Given instruction:
Skip all pictures, then copy the lines from the start of the data through the line with "return (np.asarray(x) - ORIGIN_PX)", keeping both ends.

Provided material:
------------------------------------------------
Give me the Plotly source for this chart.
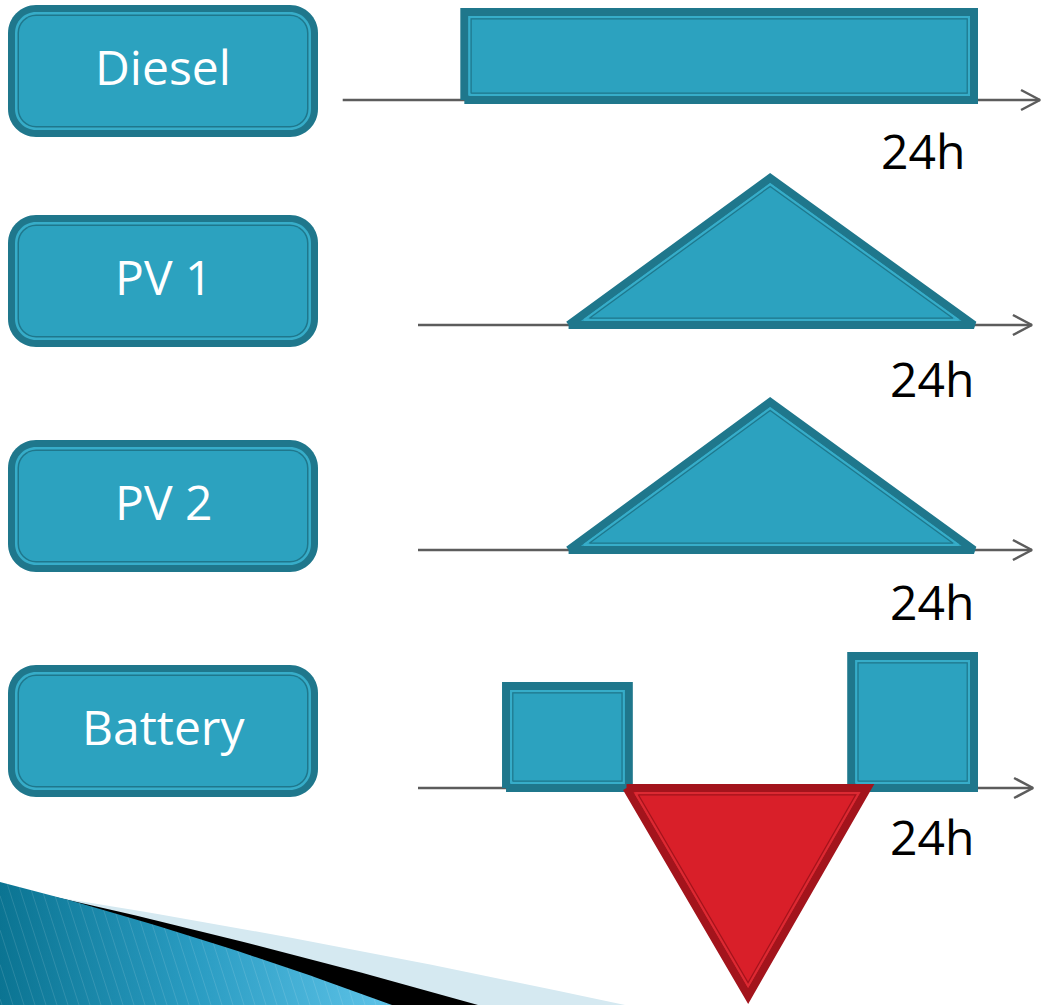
import numpy as np
import plotly.graph_objects as go

W, H = 1042, 1005

# ---- data -------------------------------------------------------------
sources = ["Diesel", "PV 1", "PV 2", "Battery"]
period_label = "24h"

# output profiles over one day: hours vs. output level (kW)
diesel_hours = [2.0, 2.0, 24.0, 24.0]
diesel_kw = [0.0, 8.8, 8.8, 0.0]

pv1_hours = [6.5, 15.2, 24.0]
pv1_kw = [0.0, 14.7, 0.0]

pv2_hours = [6.5, 15.2, 24.0]
pv2_kw = [0.0, 14.8, 0.0]

battery_morning_hours = [3.8, 3.8, 9.1, 9.1]
battery_morning_kw = [0.0, 10.2, 10.2, 0.0]

battery_evening_hours = [18.7, 18.7, 24.0, 24.0]
battery_evening_kw = [0.0, 13.2, 13.2, 0.0]

battery_midday_hours = [9.0, 14.25, 19.4]
battery_midday_kw = [0.0, -20.8, 0.0]

# ---- layout constants ------------------------------------------------
PX_PER_HOUR = 556 / 24.0
ORIGIN_PX = 418.0
PX_PER_KW = 10.0
BASELINE_PX = [100, 325, 550, 788]
AXIS_START_H = [-3.25, 0.0, 0.0, 0.0]
AXIS_END_H = [26.85, 26.5, 26.5, 26.55]

TEAL = "#2ca2bf"
TEAL_EDGE = "#1f778c"
TEAL_STRIPE = "#37adc9"
RED = "#d91f29"
RED_EDGE = "#a3141c"
RED_STRIPE = "#dc2a33"
AXIS_GREY = "#5c5c5c"
FONT = "Open Sans"

LABEL_X0, LABEL_X1 = 8, 318
LABEL_TOPS = [5, 215, 440, 665]
LABEL_H = 132
PERIOD_POS = [(923, 150), (932, 378), (932, 601), (932, 836)]

fig = go.Figure()


def yname(row):
    return "y" if row == 0 else f"y{row + 1}"


def to_px(h, kw, row):
    return ORIGIN_PX + np.asarray(h) * PX_PER_HOUR, BASELINE_PX[row] - np.asarray(kw) * PX_PER_KW


def from_px(x, y, row):
    return (np.asarray(x) - ORIGIN_PX) / PX_PER_HOUR, (BASELINE_PX[row] - np.asarray(y)) / PX_PER_KW


def inset(poly, d):
    """Offset a convex polygon (pixel space) inward by d pixels."""
    P = np.asarray(poly, float)
    n = len(P)
    area = 0.5 * np.sum(P[:, 0] * np.roll(P[:, 1], -1) - np.roll(P[:, 0], -1) * P[:, 1])
    sgn = 1.0 if area > 0 else -1.0
    lines = []
    for i in range(n):
        a, b = P[i], P[(i + 1) % n]
        t = (b - a) / np.linalg.norm(b - a)
        nrm = np.array([-t[1], t[0]]) * sgn
        lines.append((a + nrm * d, t))
    out = []
    for i in range(n):
        p1, t1 = lines[i - 1]
        p2, t2 = lines[i]
        A = np.array([t1, -t2]).T
        s, _ = np.linalg.solve(A, p2 - p1)
        out.append(p1 + s * t1)
    return np.array(out)


def add_block(hours, kw, row, fill, edge, stripe):
    ya = yname(row)
    fig.add_trace(go.Scatter(
        x=list(hours) + [hours[0]], y=list(kw) + [kw[0]], yaxis=ya,
        mode="lines", fill="toself", fillcolor=fill,
        line=dict(color=edge, width=8), hoverinfo="skip"))
    px, py = to_px(hours, kw, row)
    pts = np.column_stack([px, py])
    for d, col, w in [(5.0, stripe, 2.0), (6.8, edge, 1.2)]:
        q = inset(pts, d)
        q = np.vstack([q, q[:1]])
        hx, ky = from_px(q[:, 0], q[:, 1], row)
        fig.add_trace(go.Scatter(x=hx, y=ky, yaxis=ya, mode="lines",
                                 line=dict(color=col, width=w), hoverinfo="skip"))


# ---- decorative swoosh (pixel-space overlay axes) ---------------------
def qbez(p0, p1, p2, n=40):
    t = np.linspace(0, 1, n)[:, None]
    p0, p1, p2 = map(np.asarray, (p0, p1, p2))
    return (1 - t) ** 2 * p0 + 2 * (1 - t) * t * p1 + t ** 2 * p2


light = qbez((30, 893), (300, 935), (625, 1005))
light = np.vstack([light, [[0, 1005], [0, 893], [30, 893]]])
fig.add_trace(go.Scatter(x=light[:, 0], y=light[:, 1], xaxis="x2", yaxis="y5",
                         mode="lines", fill="toself", fillcolor="#d5e9f1",
                         line=dict(width=0, color="#d5e9f1"), hoverinfo="skip"))

dark = qbez((20, 889), (250, 940), (478, 1005))
dark = np.vstack([dark, [[0, 1005], [0, 886], [20, 889]]])
fig.add_trace(go.Scatter(x=dark[:, 0], y=dark[:, 1], xaxis="x2", yaxis="y5",
                         mode="lines", fill="toself", fillcolor="#000000",
                         line=dict(width=0, color="#000000"), hoverinfo="skip"))

top = qbez((0, 882), (190, 930), (392, 1005))
blue = np.vstack([top, [[0, 1005], [0, 882]]])
fig.add_trace(go.Scatter(x=blue[:, 0], y=blue[:, 1], xaxis="x2", yaxis="y5",
                         mode="lines", fill="toself", fillcolor="#2a9cc0",
                         fillgradient=dict(type="horizontal",
                                           colorscale=[[0, "#0b7492"], [0.5, "#2a9cc2"], [1, "#5ec3e8"]]),
                         line=dict(width=0, color="#2a9cc0"), hoverinfo="skip"))

# fine diagonal texture on the swoosh
sx, sy = [], []
ys = np.linspace(1005, 880, 400)
for xb in np.arange(-20, 392, 11):
    xl = xb - 0.32 * (1005 - ys)
    ytop = np.interp(xl, top[:, 0], top[:, 1], left=882, right=1005)
    inside = (ys >= ytop) & (xl >= 0)
    if inside.sum() < 2:
        continue
    sx += [xl[inside][0], xl[inside][-1], None]
    sy += [ys[inside][0], ys[inside][-1], None]
fig.add_trace(go.Scatter(x=sx, y=sy, xaxis="x2", yaxis="y5", mode="lines",
                         line=dict(color="rgba(255,255,255,0.12)", width=1), hoverinfo="skip"))

# ---- time axes with open arrow heads ----------------------------------
for row in range(4):
    ya = yname(row)
    fig.add_trace(go.Scatter(x=[AXIS_START_H[row], AXIS_END_H[row]], y=[0, 0], yaxis=ya,
                             mode="lines", line=dict(color=AXIS_GREY, width=2.5), hoverinfo="skip"))
    tx, ty = to_px(AXIS_END_H[row], 0, row)
    ax_, ay_ = from_px([tx - 19, tx, tx - 19], [ty - 10, ty, ty + 10], row)
    fig.add_trace(go.Scatter(x=ax_, y=ay_, yaxis=ya, mode="lines",
                             line=dict(color=AXIS_GREY, width=2.5), hoverinfo="skip"))

# ---- source profiles ---------------------------------------------------
add_block(diesel_hours, diesel_kw, 0, TEAL, TEAL_EDGE, TEAL_STRIPE)
add_block(pv1_hours, pv1_kw, 1, TEAL, TEAL_EDGE, TEAL_STRIPE)
add_block(pv2_hours, pv2_kw, 2, TEAL, TEAL_EDGE, TEAL_STRIPE)
add_block(battery_morning_hours, battery_morning_kw, 3, TEAL, TEAL_EDGE, TEAL_STRIPE)
add_block(battery_evening_hours, battery_evening_kw, 3, TEAL, TEAL_EDGE, TEAL_STRIPE)
add_block(battery_midday_hours, battery_midday_kw, 3, RED, RED_EDGE, RED_STRIPE)


# ---- source name tiles ---------------------------------------------------
def rrect(x0, y0, x1, y1, r):
    k = 0.5523 * r
    return (f"M {x0 + r},{y0} L {x1 - r},{y0} C {x1 - r + k},{y0} {x1},{y0 + r - k} {x1},{y0 + r} "
            f"L {x1},{y1 - r} C {x1},{y1 - r + k} {x1 - r + k},{y1} {x1 - r},{y1} "
            f"L {x0 + r},{y1} C {x0 + r - k},{y1} {x0},{y1 - r + k} {x0},{y1 - r} "
            f"L {x0},{y0 + r} C {x0},{y0 + r - k} {x0 + r - k},{y0} {x0 + r},{y0} Z")


shapes = []
annotations = []
for row, name in enumerate(sources):
    y0 = LABEL_TOPS[row]
    y1 = y0 + LABEL_H
    for d, col in [(0, TEAL_EDGE), (7, TEAL_STRIPE), (9.5, TEAL_EDGE), (11, TEAL)]:
        shapes.append(dict(type="path", xref="x2", yref="y5", layer="above",
                           path=rrect(LABEL_X0 + d, y0 + d, LABEL_X1 - d, y1 - d, 28 - d),
                           fillcolor=col, line=dict(width=0)))
    annotations.append(dict(x=(LABEL_X0 + LABEL_X1) / 2, y=(y0 + y1) / 2 - 5, xref="x2", yref="y5",
                            text=name, showarrow=False, xanchor="center", yanchor="middle",
                            font=dict(family=FONT, size=48, color="white")))
    px_, py_ = PERIOD_POS[row]
    annotations.append(dict(x=px_, y=py_, xref="x2", yref="y5", text=period_label,
                            showarrow=False, xanchor="center", yanchor="middle",
                            font=dict(family=FONT, size=48, color="black")))

hidden = dict(visible=False, showgrid=False, zeroline=False, fixedrange=True)
layout_axes = dict(
    xaxis=dict(range=[-ORIGIN_PX / PX_PER_HOUR, (W - ORIGIN_PX) / PX_PER_HOUR],
               domain=[0, 1], anchor="y", **hidden),
    xaxis2=dict(range=[0, W], domain=[0, 1], overlaying="x", anchor="y5", **hidden),
    yaxis5=dict(range=[H, 0], domain=[0, 1], overlaying="y", anchor="x2", **hidden),
)
for row in range(4):
    b = BASELINE_PX[row]
    ax = dict(range=[-(H - b) / PX_PER_KW, b / PX_PER_KW], domain=[0, 1], anchor="x", **hidden)
    if row > 0:
        ax["overlaying"] = "y"
    layout_axes["yaxis" if row == 0 else f"yaxis{row + 1}"] = ax

fig.update_layout(
    width=W, height=H,
    margin=dict(l=0, r=0, t=0, b=0, pad=0),
    paper_bgcolor="white", plot_bgcolor="white",
    showlegend=False,
    shapes=shapes,
    annotations=annotations,
    **layout_axes,
)

fig.write_html("out.html", config={"displayModeBar": False})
------------------------------------------------
The output:
Give me the Plotly source for this chart.
import numpy as np
import plotly.graph_objects as go

W, H = 1042, 1005

# ---- data -------------------------------------------------------------
sources = ["Diesel", "PV 1", "PV 2", "Battery"]
period_label = "24h"

# output profiles over one day: hours vs. output level (kW)
diesel_hours = [2.0, 2.0, 24.0, 24.0]
diesel_kw = [0.0, 8.8, 8.8, 0.0]

pv1_hours = [6.5, 15.2, 24.0]
pv1_kw = [0.0, 14.7, 0.0]

pv2_hours = [6.5, 15.2, 24.0]
pv2_kw = [0.0, 14.8, 0.0]

battery_morning_hours = [3.8, 3.8, 9.1, 9.1]
battery_morning_kw = [0.0, 10.2, 10.2, 0.0]

battery_evening_hours = [18.7, 18.7, 24.0, 24.0]
battery_evening_kw = [0.0, 13.2, 13.2, 0.0]

battery_midday_hours = [9.0, 14.25, 19.4]
battery_midday_kw = [0.0, -20.8, 0.0]

# ---- layout constants ------------------------------------------------
PX_PER_HOUR = 556 / 24.0
ORIGIN_PX = 418.0
PX_PER_KW = 10.0
BASELINE_PX = [100, 325, 550, 788]
AXIS_START_H = [-3.25, 0.0, 0.0, 0.0]
AXIS_END_H = [26.85, 26.5, 26.5, 26.55]

TEAL = "#2ca2bf"
TEAL_EDGE = "#1f778c"
TEAL_STRIPE = "#37adc9"
RED = "#d91f29"
RED_EDGE = "#a3141c"
RED_STRIPE = "#dc2a33"
AXIS_GREY = "#5c5c5c"
FONT = "Open Sans"

LABEL_X0, LABEL_X1 = 8, 318
LABEL_TOPS = [5, 215, 440, 665]
LABEL_H = 132
PERIOD_POS = [(923, 150), (932, 378), (932, 601), (932, 836)]

fig = go.Figure()


def yname(row):
    return "y" if row == 0 else f"y{row + 1}"


def to_px(h, kw, row):
    return ORIGIN_PX + np.asarray(h) * PX_PER_HOUR, BASELINE_PX[row] - np.asarray(kw) * PX_PER_KW


def from_px(x, y, row):
    return (np.asarray(x) - ORIGIN_PX) / PX_PER_HOUR, (BASELINE_PX[row] - np.asarray(y)) / PX_PER_KW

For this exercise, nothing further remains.